The caliphate became one of the most intellectually active Islamic societies in sub-Saharan Africa.

British colonialism and the destruction of Islamic rule
Although often remembered through the lens of jihad, dan Fodio gradually withdrew from political leadership and dedicated his later years to teaching, writing and spiritual reflection until his death in 1817. Leadership consolidation and military administration were largely carried out by his brother Abdullahi dan Fodio and his son Muhammad Bello.
The Sokoto Caliphate continued for nearly a century after his death before confronting British colonial expansion in the early 20th century. In 1903, British forces defeated the caliphate following military campaigns across northern Nigeria. Sultan Muhammadu Attahiru I resisted colonial occupation but was eventually killed during retreat.
The colonial conquest did not simply remove a political authority. It dismantled an indigenous Islamic governance system that had rooted law, education and public administration within an Islamic framework.

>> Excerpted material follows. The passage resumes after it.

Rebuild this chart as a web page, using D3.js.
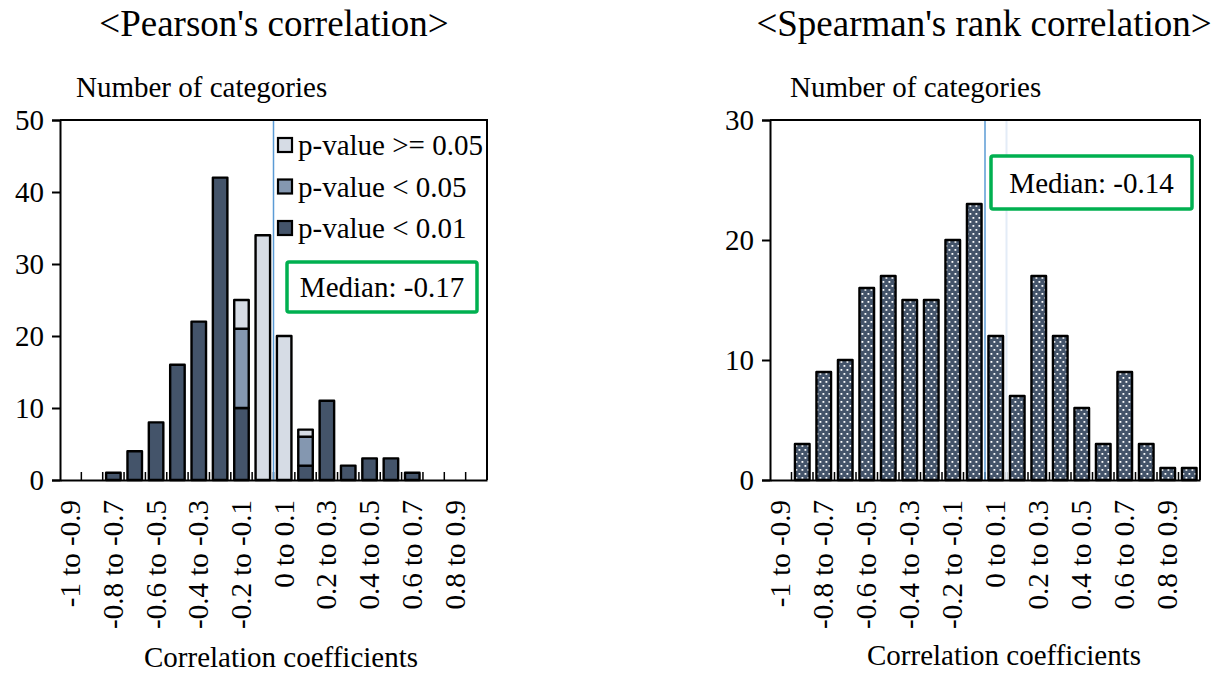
<!DOCTYPE html>
<meta charset="utf-8">
<style>
body { margin: 0; background: #fff; }
svg text { font-family: "Liberation Serif", "Times New Roman", serif; fill: #000; }
.domain { stroke: #000; stroke-width: 2px; }
.tick line { stroke: #000; stroke-width: 2px; }
</style>
<body>
<script src="https://d3js.org/d3.v7.min.js"></script>
<script>
// bins of correlation coefficient
var categories = ["-1 to -0.9", "-0.9 to -0.8", "-0.8 to -0.7", "-0.7 to -0.6", "-0.6 to -0.5",
  "-0.5 to -0.4", "-0.4 to -0.3", "-0.3 to -0.2", "-0.2 to -0.1", "-0.1 to 0",
  "0 to 0.1", "0.1 to 0.2", "0.2 to 0.3", "0.3 to 0.4", "0.4 to 0.5",
  "0.5 to 0.6", "0.6 to 0.7", "0.7 to 0.8", "0.8 to 0.9", "0.9 to 1"];
var binEdges = [-1, -0.9, -0.8, -0.7, -0.6, -0.5, -0.4, -0.3, -0.2, -0.1, 0,
  0.1, 0.2, 0.3, 0.4, 0.5, 0.6, 0.7, 0.8, 0.9, 1];
var shownLabels = ["-1 to -0.9", "-0.8 to -0.7", "-0.6 to -0.5", "-0.4 to -0.3", "-0.2 to -0.1",
  "0 to 0.1", "0.2 to 0.3", "0.4 to 0.5", "0.6 to 0.7", "0.8 to 0.9"];

// Pearson, stacked by p-value
var pearsonP01  = [0, 0, 1, 4, 8, 16, 22, 42, 10, 0, 0, 2, 11, 2, 3, 3, 1, 0, 0, 0];
var pearsonP05  = [0, 0, 0, 0, 0, 0, 0, 0, 11, 0, 0, 4, 0, 0, 0, 0, 0, 0, 0, 0];
var pearsonPge  = [0, 0, 0, 0, 0, 0, 0, 0, 4, 34, 20, 1, 0, 0, 0, 0, 0, 0, 0, 0];
// Spearman
var spearman    = [0, 3, 9, 10, 16, 17, 15, 15, 20, 23, 12, 7, 17, 12, 6, 3, 9, 3, 1, 1];

var pearsonTicks = [0, 10, 20, 30, 40, 50];
var spearmanTicks = [0, 10, 20, 30];
var legendLabels = ["p-value >= 0.05", "p-value < 0.05", "p-value < 0.01"];
var refLine = 0;

var serif = "'Liberation Serif', 'Times New Roman', serif";
var cDark = "#44546a", cMid = "#8497b0", cLight = "#d6dce5", cGreen = "#00b050";

var svg = d3.select("body").append("svg")
    .attr("width", 1219)
    .attr("height", 675);

// dotted pattern for spearman bars
var pat = svg.append("defs").append("pattern")
    .attr("id", "dots")
    .attr("patternUnits", "userSpaceOnUse")
    .attr("width", 6).attr("height", 8);
pat.append("rect").attr("width", 6).attr("height", 8).attr("fill", cDark);
pat.append("rect").attr("x", 0.5).attr("y", 1).attr("width", 1.8).attr("height", 1.8).attr("fill", "#fff");
pat.append("rect").attr("x", 3.5).attr("y", 5).attr("width", 1.8).attr("height", 1.8).attr("fill", "#fff");

function panel(opt) {
  var g = svg.append("g");
  var x = d3.scaleBand().domain(categories).range([opt.x0, opt.x1])
      .paddingInner(0.32).paddingOuter(0.16);
  var xe = d3.scaleLinear().domain([-1, 1]).range([opt.x0, opt.x1]);
  var y = d3.scaleLinear().domain([0, opt.ymax]).range([480, 120]);

  // small marks at bin edges
  g.selectAll(".edge")
    .data(binEdges.slice(1, -1))
    .enter().append("line")
      .attr("x1", function(d) { return xe(d); })
      .attr("x2", function(d) { return xe(d); })
      .attr("y1", y(0)).attr("y2", y(0) - 8)
      .attr("stroke", "#000").attr("stroke-width", 1.5);

  opt.extra(g, x, xe, y);

  // frame
  g.append("path")
      .attr("d", "M" + opt.x0 + "," + y(opt.ymax) + "H" + opt.x1 + "V" + y(0))
      .attr("fill", "none").attr("stroke", "#000").attr("stroke-width", 2);

  // axes
  var ay = g.append("g")
      .attr("transform", "translate(" + opt.x0 + ",0)")
      .call(d3.axisLeft(y).tickValues(opt.ticks).tickSize(8).tickPadding(8));
  ay.selectAll(".tick text")
      .style("font-family", serif)
      .style("font-size", "29px");

  var ax = g.append("g")
      .attr("transform", "translate(0," + y(0) + ")")
      .call(d3.axisBottom(x).tickValues(shownLabels).tickSize(0));
  ax.selectAll(".tick text")
      .style("font-family", serif)
      .style("font-size", "29px")
      .attr("transform", "rotate(-90)")
      .attr("x", -20).attr("y", 0).attr("dy", "0.33em")
      .style("text-anchor", "end");

  // titles
  g.append("text")
      .attr("x", opt.titleX).attr("y", 36)
      .attr("text-anchor", "middle")
      .style("font-size", "37px")
      .text(opt.title);
  g.append("text")
      .attr("x", opt.yTitleX).attr("y", 97)
      .style("font-size", "29px")
      .text("Number of categories");
  g.append("text")
      .attr("x", opt.xTitleX).attr("y", opt.xTitleY)
      .attr("text-anchor", "middle")
      .style("font-size", "29px")
      .text("Correlation coefficients");

  // median box
  g.append("rect")
      .attr("x", opt.box[0]).attr("y", opt.box[1])
      .attr("width", opt.box[2]).attr("height", opt.box[3])
      .attr("rx", 2)
      .attr("fill", "#fff").attr("stroke", cGreen).attr("stroke-width", 3.5);
  g.append("text")
      .attr("x", opt.box[0] + opt.box[2] / 2).attr("y", opt.box[1] + opt.box[3] / 2)
      .attr("dy", "0.35em")
      .attr("text-anchor", "middle")
      .style("font-size", "29px")
      .text(opt.median);
}

// Pearson panel
panel({
  x0: 60, x1: 487, ymax: 50, ticks: pearsonTicks,
  title: "<Pearson's correlation>", titleX: 274,
  yTitleX: 76, xTitleX: 281, xTitleY: 667,
  box: [287, 262, 190, 50], median: "Median: -0.17",
  extra: function(g, x, xe, y) {
    var rows = categories.map(function(c, i) {
      return { cat: c, p01: pearsonP01[i], p05: pearsonP05[i], pge: pearsonPge[i] };
    });
    var keys = ["p01", "p05", "pge"];
    var colors = { p01: cDark, p05: cMid, pge: cLight };
    var stacked = d3.stack().keys(keys)(rows);

    g.append("line")
        .attr("x1", xe(refLine)).attr("x2", xe(refLine))
        .attr("y1", y(50)).attr("y2", y(0))
        .attr("stroke", "#5b9bd5").attr("stroke-width", 1.5);

    stacked.forEach(function(layer) {
      g.selectAll(".bar-" + layer.key)
        .data(layer.filter(function(d) { return d[1] - d[0] > 0; }))
        .enter().append("rect")
          .attr("x", function(d) { return x(d.data.cat); })
          .attr("width", x.bandwidth())
          .attr("y", function(d) { return y(d[1]); })
          .attr("height", function(d) { return y(d[0]) - y(d[1]); })
          .attr("fill", colors[layer.key])
          .attr("stroke", "#000").attr("stroke-width", 2.4)
          .attr("stroke-linejoin", "round");
    });

    // legend
    var legColors = [cLight, cMid, cDark];
    var leg = g.selectAll(".leg").data(legendLabels).enter().append("g")
        .attr("transform", function(d, i) { return "translate(278," + (145 + i * 41.5) + ")"; });
    leg.append("rect")
        .attr("x", 0).attr("y", -7).attr("width", 14).attr("height", 14)
        .attr("fill", function(d, i) { return legColors[i]; })
        .attr("stroke", "#000").attr("stroke-width", 2.2);
    leg.append("text")
        .attr("x", 20).attr("y", 0).attr("dy", "0.35em")
        .style("font-size", "29px")
        .text(function(d) { return d; });
  }
});

// Spearman panel
panel({
  x0: 770, x1: 1200, ymax: 30, ticks: spearmanTicks,
  title: "<Spearman's rank correlation>", titleX: 984,
  yTitleX: 790, xTitleX: 1004, xTitleY: 665,
  box: [991, 156, 201, 53], median: "Median: -0.14",
  extra: function(g, x, xe, y) {
    g.append("line")
        .attr("x1", xe(0.1)).attr("x2", xe(0.1))
        .attr("y1", y(30)).attr("y2", y(0))
        .attr("stroke", "#e3ecf7").attr("stroke-width", 2);
    g.append("line")
        .attr("x1", xe(refLine)).attr("x2", xe(refLine))
        .attr("y1", y(30)).attr("y2", y(0))
        .attr("stroke", "#5b9bd5").attr("stroke-width", 1.5);

    g.selectAll(".sbar")
      .data(categories.filter(function(c, i) { return spearman[i] > 0; }))
      .enter().append("rect")
        .attr("x", function(c) { return x(c); })
        .attr("width", x.bandwidth())
        .attr("y", function(c) { return y(spearman[categories.indexOf(c)]); })
        .attr("height", function(c) { return y(0) - y(spearman[categories.indexOf(c)]); })
        .attr("fill", "url(#dots)")
        .attr("stroke", "#000").attr("stroke-width", 2.4)
        .attr("stroke-linejoin", "round");
  }
});
</script>
</body>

European colonialism replaced indigenous Islamic political structures with foreign systems designed to subordinate Muslim societies economically, politically and intellectually under imperial rule.
Yet despite the collapse of its sovereignty, the intellectual and religious legacy of the Sokoto Caliphate endured. The Sultan of Sokoto remains an important symbolic Muslim authority in northern Nigeria today, while dan Fodio continues to be remembered as one of Africa’s most influential Islamic reformers.
More than two centuries later, the Sokoto Caliphate stands as a reminder that Africa’s Islamic history was never marginal or peripheral. It produced scholars, institutions and governing systems that sought to organise society around revelation, justice and moral accountability.
For many Muslims today, that legacy remains more than history. It remains evidence that Islamic civilisation in Africa once functioned not merely as belief or identity, but as governance, intellectual life and societal order.